Feeling uncomfortable calling strangers
You talk with strangers every day. At work, at the store, on a plane, just about anywhere has potential to meet someone new. The difference is you aren't thinking you are surrounded by CxO's evaluating every word. But in fact, you have already met people that could have been your prospects and felt perfectly comfortable talking to them. Take the venue out of your calling. It is just talking, not cold calling, not pitching....create a "repeatable presence" of interacting with people you call. What is that? It is your normal self, with your gestures, humor, interests, and everything else making calls. Practice your outreach so you have it so ingrained, it sounds like the most natural thing in the world.
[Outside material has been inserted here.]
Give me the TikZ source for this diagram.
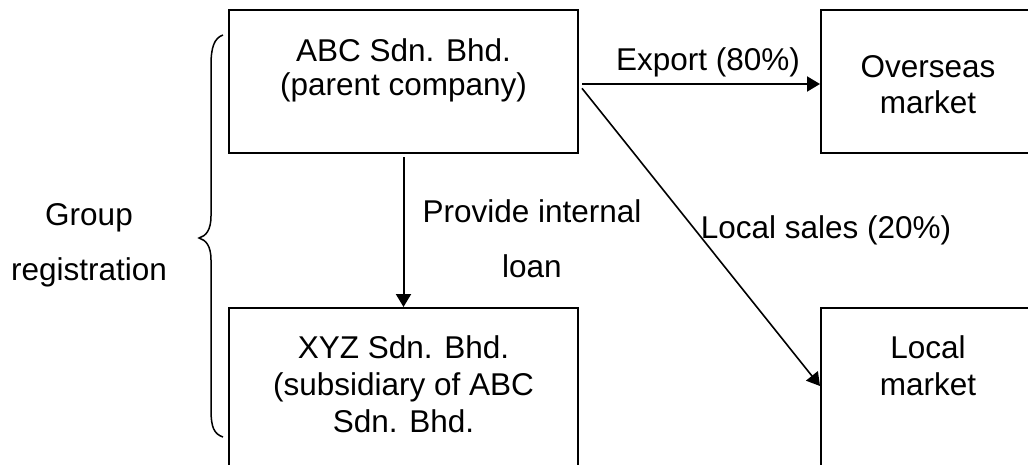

Feeling it is an activity beneath you
Calling and engaging prospects in a meaningful way is actually something that requires the highest level of situational and technical fluency. CEO's call CEO's all the time, do they think of themselves as cold callers? NO WAY. Business peers call either other and don't even think about it as a "cold call" but rather just a part of doing business, which is exactly what it is. Do they drive or fly out to meet someone every time they want to talk? Of course not, they pick up the phone. The greatest public speakers in the world embody the skills it takes to have on a call. They practice until it sounds unpracticed, they know exactly what they are going to say, the are able to read their audience and make a real-time change to adjust to responses, they are dynamic, smart, and engaging. Real engagement is not achieved by a low level telemarketer, but a very highly skilled expert in both situational and business fluency. It requires the art of creating a strong presence without a physical presence with your prospect. It isn't beneath you, but rather are you able to pull everything you know together to fire on all cylinders to engage on the phone? Challenge yourself.
I have said a million times it's all about mindset. Perception is everything, and your perception of an activity is the determining factor of how well you will do with it. Sales leaders do well to invest not in more old-school or tactical training, but rather in how to free their teams from wrong perceptions and thinking that is costing them deals every day.